Required work
Each line from the top of the listing through the one holding "135.7, 135.8, 136.0]" should be restated word for word, with nothing added and no pictures.
# # #
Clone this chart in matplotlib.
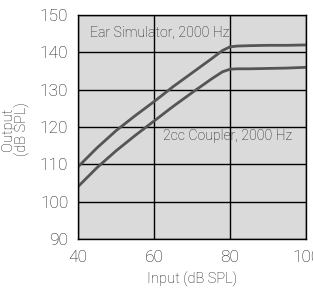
import matplotlib
matplotlib.use("Agg")
import matplotlib.pyplot as plt

input_db = [40, 45, 50, 55, 60, 65, 70, 75, 78, 80, 82, 85, 90, 95, 100]
ear_sim = [109.3, 114.4, 119.0, 123.0, 126.8, 130.8, 134.5, 138.2, 140.5, 141.5, 141.7, 141.8, 141.9, 141.9, 142.0]
coupler = [104.0, 109.1, 113.6, 117.7, 121.6, 125.5, 129.2, 132.8, 134.8, 135.5, 135.6, 135.6, 135.7, 135.8, 136.0]

xticks = [40, 60, 80, 100]
yticks = [90, 100, 110, 120, 130, 140, 150]

plt.rcParams['font.family'] = ['Roboto', 'Liberation Sans', 'DejaVu Sans']
txt_color = '#1a1a1a'

fig = plt.figure(figsize=(3.13, 2.90), dpi=100)
ax = fig.add_axes([0.249, 0.176, 0.729, 0.772])
ax.set_facecolor('#dadada')
ax.plot(input_db, ear_sim, color='#555555', lw=2.0, solid_capstyle='butt')
ax.plot(input_db, coupler, color='#555555', lw=2.0, solid_capstyle='butt')
ax.set_xlim(40, 100)
ax.set_ylim(90, 150)
ax.set_xticks(xticks)
ax.set_yticks(yticks)
ax.grid(True, color='black', lw=1.0)
ax.set_axisbelow(True)
for s in ax.spines.values():
    s.set_color('black')
    s.set_linewidth(1.0)
for lbl in ax.get_xticklabels() + ax.get_yticklabels():
    lbl.set_fontweight('light')
ax.tick_params(length=0, labelsize=12.5, labelcolor=txt_color, pad=7)
ax.tick_params(axis='x', pad=8)
ax.text(43.2, 145.2, 'Ear Simulator, 2000 Hz', fontsize=10.2, fontweight='light',
        color=txt_color, va='center', ha='left')
ax.text(62.4, 117.6, '2cc Coupler, 2000 Hz', fontsize=10.2, fontweight='light',
        color=txt_color, va='center', ha='left')
ax.set_xlabel('Input (dB SPL)', fontsize=10.5, fontweight='light', color=txt_color, labelpad=5)
ax.set_ylabel('Output\n(dB SPL)', fontsize=10.5, fontweight='light', color=txt_color,
              linespacing=1.0, va='center', ha='center')
ax.yaxis.set_label_coords(-0.275, 0.49)
fig.savefig('out.png', dpi=100)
# # #
Output for this task
Clone this chart in matplotlib.
import matplotlib
matplotlib.use("Agg")
import matplotlib.pyplot as plt

input_db = [40, 45, 50, 55, 60, 65, 70, 75, 78, 80, 82, 85, 90, 95, 100]
ear_sim = [109.3, 114.4, 119.0, 123.0, 126.8, 130.8, 134.5, 138.2, 140.5, 141.5, 141.7, 141.8, 141.9, 141.9, 142.0]
coupler = [104.0, 109.1, 113.6, 117.7, 121.6, 125.5, 129.2, 132.8, 134.8, 135.5, 135.6, 135.6, 135.7, 135.8, 136.0]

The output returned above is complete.